--- start RECORDED INFORMATION ---

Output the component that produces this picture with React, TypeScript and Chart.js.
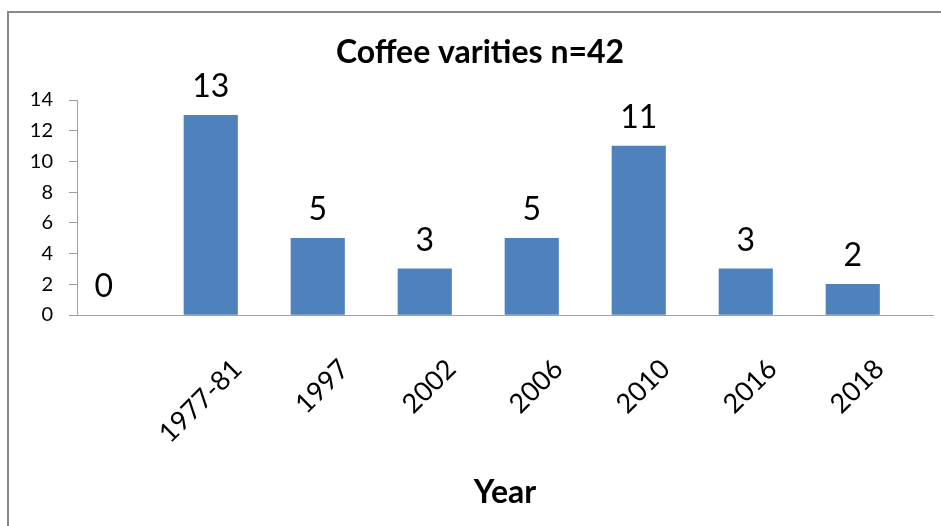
import React, { useEffect, useRef } from "react";
import { Chart, registerables } from "chart.js";

Chart.register(...registerables);

const categories = ["", "1977-81", "1997", "2002", "2006", "2010", "2016", "2018"];
const varieties = [0, 13, 5, 3, 5, 11, 3, 2];
const spacer = [null, null, null, null, null, null, null, null];
const yTicks = { min: 0, max: 14, step: 2 };

const FONT = "Lato, 'Open Sans', sans-serif";

const framePlugin = {
  id: "frame",
  beforeDraw(chart: any) {
    const ctx = chart.ctx;
    ctx.save();
    ctx.fillStyle = "#ffffff";
    ctx.fillRect(0, 0, chart.width, chart.height);
    ctx.strokeStyle = "#898989";
    ctx.lineWidth = 2;
    ctx.strokeRect(8, 12, chart.width + 40, chart.height + 40);
    ctx.restore();
  },
};

const valueLabels = {
  id: "valueLabels",
  afterDatasetsDraw(chart: any) {
    const ctx = chart.ctx;
    const meta = chart.getDatasetMeta(0);
    const data = chart.data.datasets[0].data;
    ctx.save();
    ctx.font = `32px ${FONT}`;
    ctx.fillStyle = "#000000";
    ctx.textAlign = "center";
    ctx.textBaseline = "alphabetic";
    meta.data.forEach((bar: any, i: number) => {
      ctx.fillText(String(data[i]), bar.x, bar.y - 18);
    });
    ctx.restore();
  },
};

export default function App() {
  const ref = useRef<HTMLCanvasElement | null>(null);
  useEffect(() => {
    if (!ref.current) return;
    const chart = new Chart(ref.current, {
      type: "bar",
      data: {
        labels: categories,
        datasets: [
          {
            data: varieties,
            backgroundColor: (c: any) => (c.raw === 0 ? "rgba(0,0,0,0)" : "#4F81BD"),
            borderWidth: 0,
            barPercentage: 1,
            categoryPercentage: 1,
          },
          {
            data: spacer as any,
            backgroundColor: "rgba(0,0,0,0)",
            barPercentage: 1,
            categoryPercentage: 1,
          },
        ],
      },
      options: {
        responsive: false,
        animation: false,
        devicePixelRatio: 1,
        layout: { padding: { left: 27, right: 8, top: 0, bottom: 0 } },
        plugins: {
          legend: { display: false },
          tooltip: { enabled: false },
          title: {
            display: true,
            text: "Coffee varities n=42",
            color: "#000000",
            font: { family: FONT, size: 32, weight: "bold", lineHeight: 1.2 },
            padding: { top: 33, bottom: 28.6 },
          },
        },
        scales: {
          x: {
            offset: true,
            grid: { display: false, drawTicks: false },
            border: { display: true, color: "#A0A0A0", width: 1 },
            ticks: {
              autoSkip: false,
              maxRotation: 45,
              minRotation: 45,
              padding: 38,
              color: "#000000",
              font: { family: FONT, size: 27 },
            },
            title: {
              display: true,
              text: "Year",
              color: "#000000",
              font: { family: FONT, size: 32, weight: "bold" },
              padding: { top: 0, bottom: 14 },
            },
            afterFit(scale: any) {
              scale.height = 211;
            },
          },
          y: {
            min: yTicks.min,
            max: yTicks.max,
            grid: {
              display: true,
              drawOnChartArea: false,
              drawTicks: true,
              tickLength: 8,
              color: "#A0A0A0",
            },
            border: { display: true, color: "#A0A0A0", width: 1 },
            ticks: {
              stepSize: yTicks.step,
              padding: 16,
              color: "#000000",
              font: { family: FONT, size: 20 },
            },
            afterFit(scale: any) {
              scale.width = 50;
            },
          },
        },
      },
      plugins: [framePlugin, valueLabels],
    });
    return () => chart.destroy();
  }, []);
  return (
    <div style={{ position: "fixed", left: 0, top: 0, width: 941, height: 526 }}>
      <canvas ref={ref} width={941} height={526} />
    </div>
  );
}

--- end RECORDED INFORMATION ---

In the copy, include no pictures; restate the listing above exactly.

§ COMPLETED EXERCISE:
Output the component that produces this picture with React, TypeScript and Chart.js.
import React, { useEffect, useRef } from "react";
import { Chart, registerables } from "chart.js";

Chart.register(...registerables);

const categories = ["", "1977-81", "1997", "2002", "2006", "2010", "2016", "2018"];
const varieties = [0, 13, 5, 3, 5, 11, 3, 2];
const spacer = [null, null, null, null, null, null, null, null];
const yTicks = { min: 0, max: 14, step: 2 };

const FONT = "Lato, 'Open Sans', sans-serif";

const framePlugin = {
  id: "frame",
  beforeDraw(chart: any) {
    const ctx = chart.ctx;
    ctx.save();
    ctx.fillStyle = "#ffffff";
    ctx.fillRect(0, 0, chart.width, chart.height);
    ctx.strokeStyle = "#898989";
    ctx.lineWidth = 2;
    ctx.strokeRect(8, 12, chart.width + 40, chart.height + 40);
    ctx.restore();
  },
};

const valueLabels = {
  id: "valueLabels",
  afterDatasetsDraw(chart: any) {
    const ctx = chart.ctx;
    const meta = chart.getDatasetMeta(0);
    const data = chart.data.datasets[0].data;
    ctx.save();
    ctx.font = `32px ${FONT}`;
    ctx.fillStyle = "#000000";
    ctx.textAlign = "center";
    ctx.textBaseline = "alphabetic";
    meta.data.forEach((bar: any, i: number) => {
      ctx.fillText(String(data[i]), bar.x, bar.y - 18);
    });
    ctx.restore();
  },
};

export default function App() {
  const ref = useRef<HTMLCanvasElement | null>(null);
  useEffect(() => {
    if (!ref.current) return;
    const chart = new Chart(ref.current, {
      type: "bar",
      data: {
        labels: categories,
        datasets: [
          {
            data: varieties,
            backgroundColor: (c: any) => (c.raw === 0 ? "rgba(0,0,0,0)" : "#4F81BD"),
            borderWidth: 0,
            barPercentage: 1,
            categoryPercentage: 1,
          },
          {
            data: spacer as any,
            backgroundColor: "rgba(0,0,0,0)",
            barPercentage: 1,
            categoryPercentage: 1,
          },
        ],
      },
      options: {
        responsive: false,
        animation: false,
        devicePixelRatio: 1,
        layout: { padding: { left: 27, right: 8, top: 0, bottom: 0 } },
        plugins: {
          legend: { display: false },
          tooltip: { enabled: false },
          title: {
            display: true,
            text: "Coffee varities n=42",
            color: "#000000",
            font: { family: FONT, size: 32, weight: "bold", lineHeight: 1.2 },
            padding: { top: 33, bottom: 28.6 },
          },
        },
        scales: {
          x: {
            offset: true,
            grid: { display: false, drawTicks: false },
            border: { display: true, color: "#A0A0A0", width: 1 },
            ticks: {
              autoSkip: false,
              maxRotation: 45,
              minRotation: 45,
              padding: 38,
              color: "#000000",
              font: { family: FONT, size: 27 },
            },
            title: {
              display: true,
              text: "Year",
              color: "#000000",
              font: { family: FONT, size: 32, weight: "bold" },
              padding: { top: 0, bottom: 14 },
            },
            afterFit(scale: any) {
              scale.height = 211;
            },
          },
          y: {
            min: yTicks.min,
            max: yTicks.max,
            grid: {
              display: true,
              drawOnChartArea: false,
              drawTicks: true,
              tickLength: 8,
              color: "#A0A0A0",
            },
            border: { display: true, color: "#A0A0A0", width: 1 },
            ticks: {
              stepSize: yTicks.step,
              padding: 16,
              color: "#000000",
              font: { family: FONT, size: 20 },
            },
            afterFit(scale: any) {
              scale.width = 50;
            },
          },
        },
      },
      plugins: [framePlugin, valueLabels],
    });
    return () => chart.destroy();
  }, []);
  return (
    <div style={{ position: "fixed", left: 0, top: 0, width: 941, height: 526 }}>
      <canvas ref={ref} width={941} height={526} />
    </div>
  );
}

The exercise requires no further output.